The border's most famous feature is not a wall or a fence—it is the land itself. Decades of divergent environmental policies have created a discontinuity so stark it shows up on satellite imagery. On the Dominican side, forest conservation programs and a ban on charcoal harvesting preserved tree cover. On the Haitian side, widespread deforestation—driven by poverty, demand for charcoal fuel, and the collapse of alternative energy infrastructure—stripped hillsides bare. A 1987 National Geographic centerfold brought this contrast to global attention, and NASA satellite images have documented it repeatedly since. The result is an environmental boundary that doubles as a political one, a visual shorthand for the economic gulf between two countries where the Dominican economy is roughly ten times the size of Haiti's.
The border follows a complicated path dictated by geography. It begins at the Boca del Río Dajabón, where the Dajabón River—also called the Rivière du Massacre—enters Manzanillo Bay. That grim name carries its own weight of history. The border then threads southward through rivers, mountain passes, and straight-line segments drawn by treaty negotiators, eventually reaching the Pedernales River and the Caribbean coast. Only four official crossing points exist along the entire length: Malpasse-Jimaní, Ouanaminthe-Dajabón, Anse-à-Pitres-Pedernales, and Belladère-Comendador. Countless unofficial crossings fill the gaps. In February 2023, the Dominican Republic began constructing a 3.9-meter concrete wall along 164 kilometers of the border, topped with metal mesh and equipped with fiber optics, motion sensors, cameras, radar, and 70 watchtowers.
The wall is only the latest chapter in a relationship defined by tension and interdependence. Over 500,000 Haitians live in the Dominican Republic, a country of about 11 million, and Haiti is the Dominican Republic's second-largest export destination, generating annual trade worth $430 to $566 million. In September 2023, a dispute over the Dajabón River pushed these pressures to a breaking point. Haitian workers began constructing a canal to irrigate roughly 7,400 acres of the Maribaroux plain. Dominican officials argued the project violated the 1929 treaty's prohibition on altering the river's natural course and shut the border entirely. The closure cost the Dominican Republic $21 million in agricultural trade before borders partially reopened in October for essential goods. The air border followed at the end of the month. It was a reminder that on Hispaniola, water, trade, and migration are threads in the same fabric—pull one and the others follow.

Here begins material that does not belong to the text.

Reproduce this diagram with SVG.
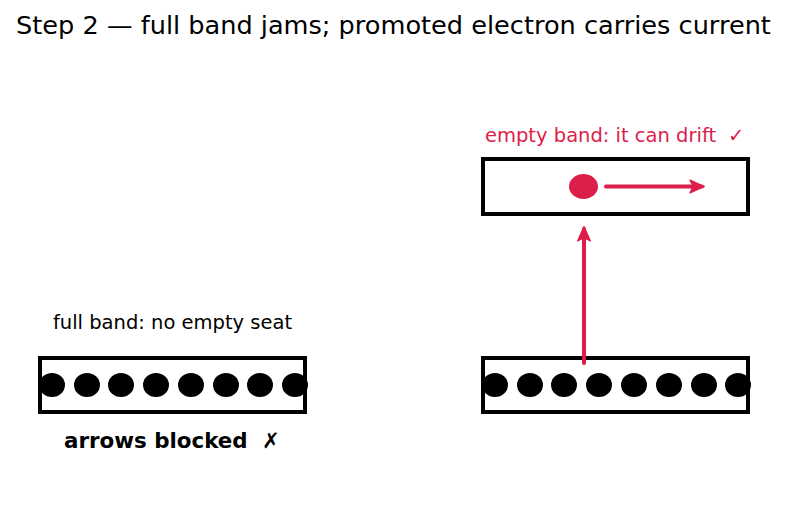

The border runs roughly north-south at approximately 71.6°W to 72.0°W across Hispaniola, centered near 19.1°N, 71.8°W. The deforestation contrast is visible at cruising altitude (35,000+ ft) in clear weather. Nearby airports include MDSD (Las Américas International, Santo Domingo), MDPC (Punta Cana), and MTPP (Toussaint Louverture International, Port-au-Prince). The northern end of the border meets Manzanillo Bay near MDDA (Dajabón). Best viewed on east-west Caribbean routes.